I have known Dwain for more than 10 years and I feel sorry that he has been caught up in all this, but it would have been the wrong decision for sport, not just athletics, if he had won his case and gone to Beijing.
Since the British Olympic Association rule was brought in in 1992, every athlete in Britain has known that if you take drugs and you are caught, you are banned for life from the Olympic Games. From the moment you take those drugs, you take a gamble.
I grew up with people making mistakes, and I've made mistakes myself. But I am accountable for those mistakes.
The news about Dwain came through when I was on a train to watch the Golden League athletics in Paris with a group of about 30 young sprinters who have won the Street Athletics competition that Linford Christie and I have set up in deprived areas.
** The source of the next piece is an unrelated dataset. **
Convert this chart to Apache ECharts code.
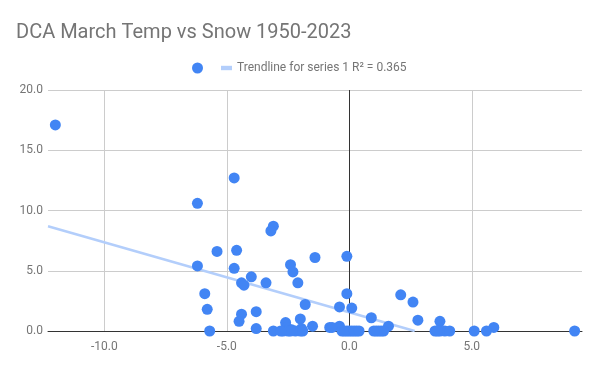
<!DOCTYPE html>
<html>
<head>
<meta charset="utf-8">
<script src="https://cdn.jsdelivr.net/npm/echarts@6/dist/echarts.min.js"></script>
<style>html,body{margin:0;padding:0;background:#fff}#chart{width:600px;height:371px}</style>
</head>
<body>
<div id="chart"></div>
<script>
var titleText = 'DCA March Temp vs Snow 1950-2023';
var trendName = 'Trendline for series 1 R² = 0.365';
// March temperature departure (x) and snowfall (y)
var temps = [-12.0, -6.2, -4.7, -3.1, -3.2, -5.4, -4.6, -6.2, -4.7, -2.4,
             -2.3, -1.4, -0.1, -4.0, -4.4, -4.3, -3.4, -2.1, -5.9, -5.8,
             -4.4, -4.5, -3.8, -1.8, -0.1, -0.4, 0.1, 0.9, 2.1, 2.6,
             2.8, 3.7, -2.6, -2.0, 1.6, 5.9, -1.5, -0.8, -0.4, -2.55,
             -0.7, -3.8, -1.95, -2.35, -5.7, -3.1, -2.7, -2.5, -2.2, -2.0,
             -0.3, -0.1, 0.1, 0.3, 1.1, 1.2, 1.4, 3.5, 3.7, 3.9,
             4.1, 5.1, 5.6, 9.2, 0.0, -0.2, 1.3, -1.9, -2.4, 0.2,
             3.6, 1.0, -2.8, 0.4];
var snow  = [17.1, 10.6, 12.7, 8.7, 8.3, 6.6, 6.7, 5.4, 5.2, 5.5,
             4.9, 6.1, 6.2, 4.5, 4.0, 3.8, 4.0, 4.0, 3.1, 1.8,
             1.4, 0.8, 1.6, 2.2, 3.1, 2.0, 1.9, 1.1, 3.0, 2.4,
             0.9, 0.8, 0.7, 1.0, 0.4, 0.3, 0.4, 0.3, 0.4, 0.3,
             0.3, 0.2, 0.2, 0.1, 0.0, 0.0, 0.0, 0.0, 0.0, 0.0,
             0.0, 0.0, 0.0, 0.0, 0.0, 0.0, 0.0, 0.0, 0.0, 0.0,
             0.0, 0.0, 0.0, 0.0, 0.0, 0.0, 0.0, 0.0, 0.0, 0.0,
             0.0, 0.0, 0.0, 0.0];
// Trendline end points as drawn
var trendX = [-12.3, 2.67];
var trendY = [8.69, 0.0];
var xTicks = [-10, -5, 0, 5];
var yTicks = [0, 5, 10, 15, 20];

var points = temps.map(function (t, i) { return [t, snow[i]]; });
var trendPts = trendX.map(function (t, i) { return [t, trendY[i]]; });

var chart = echarts.init(document.getElementById('chart'), null, {renderer: 'canvas'});
var gray = '#757575';
chart.setOption({
  animation: false,
  backgroundColor: '#fff',
  textStyle: {fontFamily: 'Roboto'},
  title: {
    text: titleText, left: 11, top: 18,
    textStyle: {fontFamily: 'Roboto', fontSize: 20, fontWeight: 'normal', color: gray}
  },
  legend: {
    left: 187, top: 57, itemWidth: 11, itemHeight: 11, itemGap: 10,
    symbolKeepAspect: true,
    textStyle: {fontFamily: 'Roboto', fontSize: 12, color: gray},
    data: [
      {name: ' ', icon: 'circle'},
      {name: trendName, icon: 'path://M0,0 L10,0 L10,4 L0,4 Z', itemStyle: {color: '#b3cefb'}}
    ]
  },
  grid: {left: 48, right: 18, top: 90, bottom: 40, containLabel: false},
  xAxis: {
    type: 'value', min: -12.3, max: 9.5,
    axisLine: {show: true, onZero: false, lineStyle: {color: '#333', width: 1}},
    axisTick: {show: false, customValues: xTicks},
    axisLabel: {customValues: xTicks, color: gray, fontSize: 12, margin: 10, fontFamily: 'Roboto',
      formatter: function (v) { return v.toFixed(1); }},
    splitLine: {show: true, lineStyle: {color: '#cccccc', width: 1}}
  },
  yAxis: {
    type: 'value', min: 0, max: 20, interval: 5,
    axisLine: {show: false},
    axisTick: {show: false},
    axisLabel: {color: gray, fontSize: 12, margin: 5, fontFamily: 'Roboto',
      formatter: function (v) { return v.toFixed(1); }},
    splitLine: {show: true, lineStyle: {color: '#cccccc', width: 1}}
  },
  series: [
    {
      name: ' ', type: 'scatter', data: points, z: 10,
      symbol: 'circle', symbolSize: 11,
      itemStyle: {color: '#4285f4', opacity: 1}
    },
    {
      name: trendName, type: 'line', data: trendPts, z: 3,
      symbol: 'none', showSymbol: false,
      lineStyle: {color: '#b3cefb', width: 2.5},
      itemStyle: {color: '#b3cefb'},
      markLine: {
        silent: true, symbol: 'none', label: {show: false},
        lineStyle: {color: '#333', width: 1, type: 'solid'},
        data: [{xAxis: 0}]
      }
    }
  ]
});
</script>
</body>
</html>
Quite a few of the lads were making comments about the case, and they felt it was the right decision.
One of our winners from the last couple of years who has won the English Schools title said to me: "This has got to be the right decision. Otherwise it would send out the message that you can gamble with drugs, get caught and you can still come back." So they understand what is at stake here.
I first competed against Dwain at the 1998 European Championships, where I won gold and he won silver, and we both won gold in the relay. I think the only thing Dwain lacked then was mental toughness, but what he has been through this last year has shown he has become a tougher guy. That's why watching him is very sad for me, because that toughness is what he needed as an athlete. He never needed to take drugs at all.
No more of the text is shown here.